--- begin ---
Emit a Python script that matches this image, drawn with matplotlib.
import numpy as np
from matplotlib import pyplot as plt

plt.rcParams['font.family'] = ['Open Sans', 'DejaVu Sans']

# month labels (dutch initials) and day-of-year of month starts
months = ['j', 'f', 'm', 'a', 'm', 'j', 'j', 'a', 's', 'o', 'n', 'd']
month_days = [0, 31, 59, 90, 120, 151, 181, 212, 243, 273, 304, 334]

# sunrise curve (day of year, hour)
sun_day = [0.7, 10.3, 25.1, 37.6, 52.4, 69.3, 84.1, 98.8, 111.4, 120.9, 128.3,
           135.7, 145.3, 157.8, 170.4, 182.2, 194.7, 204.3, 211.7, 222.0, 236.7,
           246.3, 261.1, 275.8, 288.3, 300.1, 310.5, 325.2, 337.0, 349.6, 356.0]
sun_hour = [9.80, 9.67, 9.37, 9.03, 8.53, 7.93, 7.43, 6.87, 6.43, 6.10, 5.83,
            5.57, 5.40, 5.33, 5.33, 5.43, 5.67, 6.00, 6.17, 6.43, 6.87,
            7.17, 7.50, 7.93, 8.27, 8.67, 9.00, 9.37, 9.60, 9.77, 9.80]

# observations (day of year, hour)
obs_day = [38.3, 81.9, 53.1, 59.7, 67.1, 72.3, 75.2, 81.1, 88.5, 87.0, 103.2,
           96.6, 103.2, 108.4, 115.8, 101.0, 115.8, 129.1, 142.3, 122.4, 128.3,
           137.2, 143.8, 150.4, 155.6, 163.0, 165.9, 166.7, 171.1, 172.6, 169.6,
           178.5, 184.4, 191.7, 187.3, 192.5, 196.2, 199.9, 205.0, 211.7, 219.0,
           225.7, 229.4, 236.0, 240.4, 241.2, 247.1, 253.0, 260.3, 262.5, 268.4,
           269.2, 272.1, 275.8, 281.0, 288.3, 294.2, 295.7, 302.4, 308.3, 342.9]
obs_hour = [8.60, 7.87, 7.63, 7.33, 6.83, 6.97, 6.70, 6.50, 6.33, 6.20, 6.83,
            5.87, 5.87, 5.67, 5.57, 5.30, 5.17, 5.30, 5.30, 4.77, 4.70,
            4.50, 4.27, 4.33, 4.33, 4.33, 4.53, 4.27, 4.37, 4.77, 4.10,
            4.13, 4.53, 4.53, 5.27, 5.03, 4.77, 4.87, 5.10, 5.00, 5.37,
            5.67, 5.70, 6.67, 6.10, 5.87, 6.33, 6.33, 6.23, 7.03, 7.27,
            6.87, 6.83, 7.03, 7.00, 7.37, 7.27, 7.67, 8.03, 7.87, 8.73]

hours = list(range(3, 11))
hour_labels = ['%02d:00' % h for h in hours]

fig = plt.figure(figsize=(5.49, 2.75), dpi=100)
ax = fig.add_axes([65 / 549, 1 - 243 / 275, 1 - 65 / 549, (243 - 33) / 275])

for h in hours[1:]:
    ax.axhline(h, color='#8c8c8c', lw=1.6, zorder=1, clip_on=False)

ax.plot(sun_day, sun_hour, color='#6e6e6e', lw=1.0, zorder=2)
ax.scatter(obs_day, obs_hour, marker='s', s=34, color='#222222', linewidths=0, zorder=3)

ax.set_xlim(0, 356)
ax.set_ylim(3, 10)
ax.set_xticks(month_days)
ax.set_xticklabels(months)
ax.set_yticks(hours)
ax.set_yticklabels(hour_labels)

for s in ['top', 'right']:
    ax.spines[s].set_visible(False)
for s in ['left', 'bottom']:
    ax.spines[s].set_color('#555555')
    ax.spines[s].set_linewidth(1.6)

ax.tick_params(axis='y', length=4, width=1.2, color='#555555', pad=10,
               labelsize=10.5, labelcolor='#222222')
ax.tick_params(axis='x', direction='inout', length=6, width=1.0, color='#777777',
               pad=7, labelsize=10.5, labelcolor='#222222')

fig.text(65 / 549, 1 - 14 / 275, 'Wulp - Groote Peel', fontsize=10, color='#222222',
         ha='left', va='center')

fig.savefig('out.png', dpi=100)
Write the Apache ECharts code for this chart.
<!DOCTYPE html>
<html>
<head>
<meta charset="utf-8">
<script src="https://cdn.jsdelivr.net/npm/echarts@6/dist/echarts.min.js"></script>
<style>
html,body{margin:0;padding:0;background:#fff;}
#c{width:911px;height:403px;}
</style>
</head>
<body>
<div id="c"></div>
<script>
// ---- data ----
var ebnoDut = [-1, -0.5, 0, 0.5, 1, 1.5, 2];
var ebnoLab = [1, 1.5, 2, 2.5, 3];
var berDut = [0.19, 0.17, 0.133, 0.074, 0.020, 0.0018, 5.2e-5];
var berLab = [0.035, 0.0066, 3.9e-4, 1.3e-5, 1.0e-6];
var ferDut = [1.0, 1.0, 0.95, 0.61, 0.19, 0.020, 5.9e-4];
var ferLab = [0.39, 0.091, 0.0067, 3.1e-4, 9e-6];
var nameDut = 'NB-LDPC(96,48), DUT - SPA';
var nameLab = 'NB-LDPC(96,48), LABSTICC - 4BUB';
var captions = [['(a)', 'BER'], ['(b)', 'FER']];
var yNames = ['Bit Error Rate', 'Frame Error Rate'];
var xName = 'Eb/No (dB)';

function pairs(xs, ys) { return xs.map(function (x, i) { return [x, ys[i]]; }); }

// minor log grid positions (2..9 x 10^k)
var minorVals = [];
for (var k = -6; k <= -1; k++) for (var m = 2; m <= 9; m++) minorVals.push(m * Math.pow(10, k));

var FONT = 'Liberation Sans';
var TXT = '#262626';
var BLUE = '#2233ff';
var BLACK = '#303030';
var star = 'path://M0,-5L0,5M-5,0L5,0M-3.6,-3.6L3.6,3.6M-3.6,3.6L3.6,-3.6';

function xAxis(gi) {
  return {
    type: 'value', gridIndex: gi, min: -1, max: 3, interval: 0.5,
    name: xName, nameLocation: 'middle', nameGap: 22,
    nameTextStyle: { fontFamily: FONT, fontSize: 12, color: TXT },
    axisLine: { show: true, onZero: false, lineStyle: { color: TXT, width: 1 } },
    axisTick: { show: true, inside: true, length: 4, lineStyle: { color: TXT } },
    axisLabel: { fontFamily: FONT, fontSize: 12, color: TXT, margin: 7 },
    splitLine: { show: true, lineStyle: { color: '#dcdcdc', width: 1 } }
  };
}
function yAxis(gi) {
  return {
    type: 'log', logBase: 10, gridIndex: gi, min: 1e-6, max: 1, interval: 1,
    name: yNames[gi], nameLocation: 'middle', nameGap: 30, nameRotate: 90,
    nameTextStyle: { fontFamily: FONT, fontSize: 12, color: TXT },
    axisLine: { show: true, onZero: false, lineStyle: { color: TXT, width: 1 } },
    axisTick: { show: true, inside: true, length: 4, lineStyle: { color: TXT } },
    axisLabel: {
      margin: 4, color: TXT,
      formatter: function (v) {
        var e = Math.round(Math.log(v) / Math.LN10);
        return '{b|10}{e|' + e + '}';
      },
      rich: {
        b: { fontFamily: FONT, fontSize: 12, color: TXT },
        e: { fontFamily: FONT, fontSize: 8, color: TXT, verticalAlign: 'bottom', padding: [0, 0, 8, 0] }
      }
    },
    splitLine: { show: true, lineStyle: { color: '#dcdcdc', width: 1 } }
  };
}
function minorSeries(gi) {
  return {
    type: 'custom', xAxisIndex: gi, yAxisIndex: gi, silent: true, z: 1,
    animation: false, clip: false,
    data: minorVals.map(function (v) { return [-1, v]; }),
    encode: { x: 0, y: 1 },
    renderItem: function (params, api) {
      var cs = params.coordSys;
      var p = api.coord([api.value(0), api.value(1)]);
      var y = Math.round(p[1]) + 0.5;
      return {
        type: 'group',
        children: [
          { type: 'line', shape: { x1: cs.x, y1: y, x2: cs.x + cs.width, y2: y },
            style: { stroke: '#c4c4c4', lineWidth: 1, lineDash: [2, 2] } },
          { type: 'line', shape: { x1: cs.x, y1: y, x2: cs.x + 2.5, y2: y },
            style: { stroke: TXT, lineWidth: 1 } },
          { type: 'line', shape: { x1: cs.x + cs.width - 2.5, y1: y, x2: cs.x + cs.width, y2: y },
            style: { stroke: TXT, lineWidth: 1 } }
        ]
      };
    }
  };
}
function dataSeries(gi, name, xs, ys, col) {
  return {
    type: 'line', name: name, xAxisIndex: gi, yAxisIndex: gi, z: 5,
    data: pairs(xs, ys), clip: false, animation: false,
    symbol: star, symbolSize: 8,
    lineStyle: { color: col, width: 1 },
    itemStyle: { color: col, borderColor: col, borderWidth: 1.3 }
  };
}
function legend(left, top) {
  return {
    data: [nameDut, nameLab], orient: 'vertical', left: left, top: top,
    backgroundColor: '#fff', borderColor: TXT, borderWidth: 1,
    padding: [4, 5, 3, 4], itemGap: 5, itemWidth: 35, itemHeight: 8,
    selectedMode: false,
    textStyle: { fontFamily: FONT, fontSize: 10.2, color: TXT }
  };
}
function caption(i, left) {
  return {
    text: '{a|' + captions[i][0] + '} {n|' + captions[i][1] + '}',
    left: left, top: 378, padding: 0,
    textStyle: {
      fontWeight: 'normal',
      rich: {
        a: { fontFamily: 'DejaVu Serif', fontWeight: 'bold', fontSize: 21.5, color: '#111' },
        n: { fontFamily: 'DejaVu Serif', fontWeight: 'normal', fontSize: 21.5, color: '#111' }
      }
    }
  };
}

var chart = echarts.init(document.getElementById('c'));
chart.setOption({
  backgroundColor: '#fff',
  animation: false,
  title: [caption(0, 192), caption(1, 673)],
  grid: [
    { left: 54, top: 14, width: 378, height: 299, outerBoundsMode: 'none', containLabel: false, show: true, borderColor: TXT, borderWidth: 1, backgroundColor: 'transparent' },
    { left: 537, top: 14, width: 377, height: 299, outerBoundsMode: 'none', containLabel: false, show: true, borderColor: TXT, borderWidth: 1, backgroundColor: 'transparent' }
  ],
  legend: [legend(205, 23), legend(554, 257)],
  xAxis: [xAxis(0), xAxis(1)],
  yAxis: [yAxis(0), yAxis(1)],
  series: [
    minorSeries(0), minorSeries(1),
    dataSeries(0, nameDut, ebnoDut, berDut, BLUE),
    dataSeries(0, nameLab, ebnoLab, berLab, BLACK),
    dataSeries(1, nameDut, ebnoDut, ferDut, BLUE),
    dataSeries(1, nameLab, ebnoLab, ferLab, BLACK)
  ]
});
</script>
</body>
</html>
--- end ---
--- begin ---
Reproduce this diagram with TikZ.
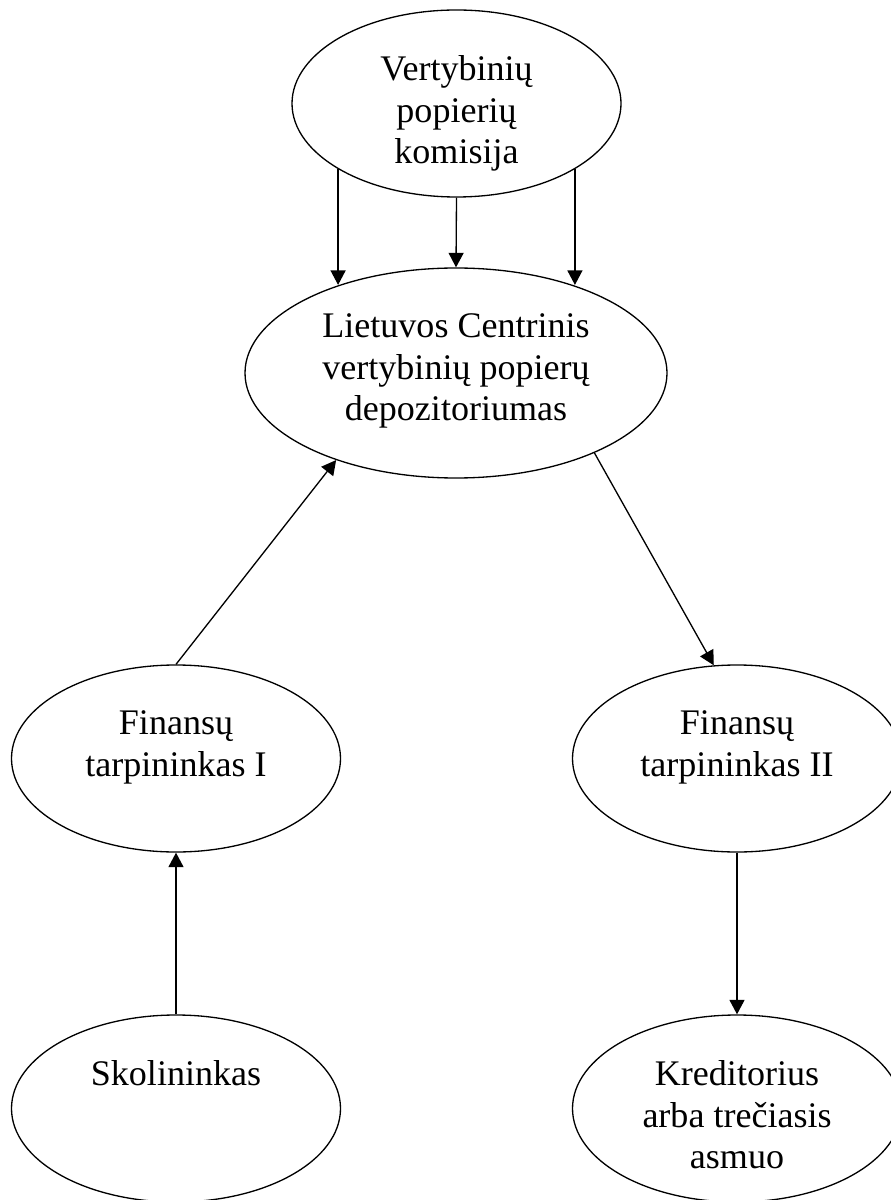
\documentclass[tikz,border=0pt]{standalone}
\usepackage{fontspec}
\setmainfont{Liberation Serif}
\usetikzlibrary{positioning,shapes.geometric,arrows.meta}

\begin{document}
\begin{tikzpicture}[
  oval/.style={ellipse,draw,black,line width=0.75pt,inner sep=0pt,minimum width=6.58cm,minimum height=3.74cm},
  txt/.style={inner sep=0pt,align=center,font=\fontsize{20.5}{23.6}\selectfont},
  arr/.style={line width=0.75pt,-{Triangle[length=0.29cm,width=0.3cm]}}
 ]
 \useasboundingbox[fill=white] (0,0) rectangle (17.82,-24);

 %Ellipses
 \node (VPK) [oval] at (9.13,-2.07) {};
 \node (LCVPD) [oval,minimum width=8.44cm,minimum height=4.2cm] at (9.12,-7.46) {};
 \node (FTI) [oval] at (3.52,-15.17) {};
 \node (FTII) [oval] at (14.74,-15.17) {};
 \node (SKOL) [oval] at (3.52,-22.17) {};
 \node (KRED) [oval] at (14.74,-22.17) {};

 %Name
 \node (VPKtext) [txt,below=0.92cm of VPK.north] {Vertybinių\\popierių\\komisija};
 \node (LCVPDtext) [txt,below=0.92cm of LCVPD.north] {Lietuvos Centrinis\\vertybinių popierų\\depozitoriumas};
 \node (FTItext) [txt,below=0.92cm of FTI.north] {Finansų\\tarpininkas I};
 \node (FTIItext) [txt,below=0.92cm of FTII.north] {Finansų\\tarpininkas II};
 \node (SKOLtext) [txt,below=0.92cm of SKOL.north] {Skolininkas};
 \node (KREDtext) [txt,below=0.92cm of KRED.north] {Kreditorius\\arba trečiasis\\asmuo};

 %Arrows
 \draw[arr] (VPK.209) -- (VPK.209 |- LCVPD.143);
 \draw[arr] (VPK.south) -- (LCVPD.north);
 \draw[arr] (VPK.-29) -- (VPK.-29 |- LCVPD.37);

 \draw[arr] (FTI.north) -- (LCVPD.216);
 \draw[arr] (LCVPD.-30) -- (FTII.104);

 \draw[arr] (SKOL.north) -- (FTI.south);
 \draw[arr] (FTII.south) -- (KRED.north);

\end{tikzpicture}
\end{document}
--- end ---
*What is required*: Which lines above contain "matplotlib"? Show each of them.

*Final result*:
Emit a Python script that matches this image, drawn with matplotlib.
from matplotlib import pyplot as plt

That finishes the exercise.